A frigid February morning...6 a.m....temperature hovering at -20. The dog bounds ahead then excitedly circles back, as if to say, "isn't this the best day ever?"
His happiness is partly due to youth and exuberance, and partly due to the " live in the moment" wisdom possessed only by a canine, that "indeed, every day is the best day ever."
His breath hangs suspended, ghostlike around his muzzle, that even now shows signs of "whisker frost," illuminated as we pass beneath a nearby street light.
As we begin the serious business of our morning "coyote patrol," my steps make that familiar crunch of snow under foot that is only heard on mornings such as this one.
Immediately my mind's eye is catapulted back 10 years to a similar morning.
As I walk down the hill, my old dog Manci in tow, I look up to see the kitchen window light on welcoming me. The front door is ajar, I enter, then drop my old green jacket by the door.
On cue, Manci curls up there on my coat and settles in for a snooze (at 12 or 13 years she seems to do a lot of that!).
My coffee is on the table waiting for me. Dad stands at the counter. His teaspoon rattles it's early morning tune on the side of his cup as he stirs honey into his. Silence otherwise.
"Toast?"...is his one word question. Still facing the counter, he curses the honey for it's grip on his spoon. I whisper, "Oh well, guess if it's good for ya it's worth the effort, eh!"
"Once we're settled in the shack, think I'll take a run up towards the "light house," see if I can't scare up pickerel there."
Charley Tucker was saying, "there's no ice up there." No response...just two last taps of the spoon and the crunch of a piece of toast being bitten into.
I had no real worry for him, as he was well aware of ice conditions and had fished that lake all his life, knowing where the currents ran and where the shoals wore the ice from beneath.
Two hours later found me staring down at the bottom of Georgian Bay through an augured hole in the relative darkness of Dad's fish shack. I could hear the soft "woumph" of snow hitting the base of the shack as Dad "banked" the sides, darkening the interior and improving my view.

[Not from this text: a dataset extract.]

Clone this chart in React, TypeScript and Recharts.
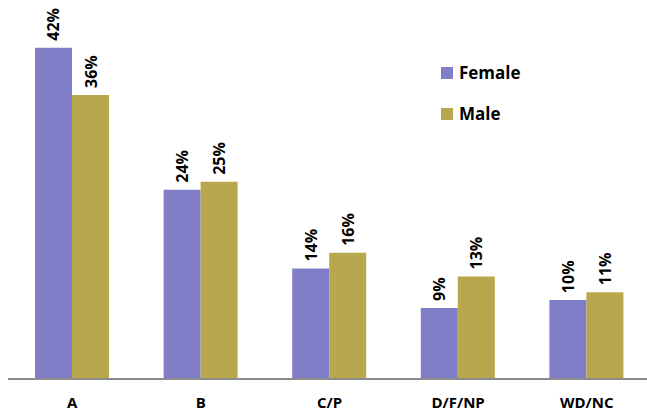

The door swung open, blasting light into my "fortress of solitude." "Jesus that's bright," Dad's grinning face appeared, his snowmobile suit blocking the door somewhat.
"Well," I said, in a challenging tone (mimicking Dad's tendency towards "one word questions").
"Well, yourself." "What were you doin here?" I shook my head in silent resignation, no longer taunting "the big dog."
Having dealt with me...he decided to respond. "Me, aaauhh, I didn't get to where I wanted." "Fella would have to pernt-near troll up there!" We both laughed.
In my mind it's like that was yesterday, yet in reality Dad will have been gone a full decade next year.
He is often in my dreams, just one of a group of people in an ordinary conversation, always looking healthy, always I seem to be the only one that thinks it's strange that he's there!
I find myself staring at him stupidly, til he turns to me.
I ask, "Why are you here?" He says, "Huh?"
I say, "Well...what are you doing here?" He says, "Well, yourself, what are YOU doin here!" I smile and think I just got told again by "the big dog." (Something I like to call myself these days when dealing with today's young lads.)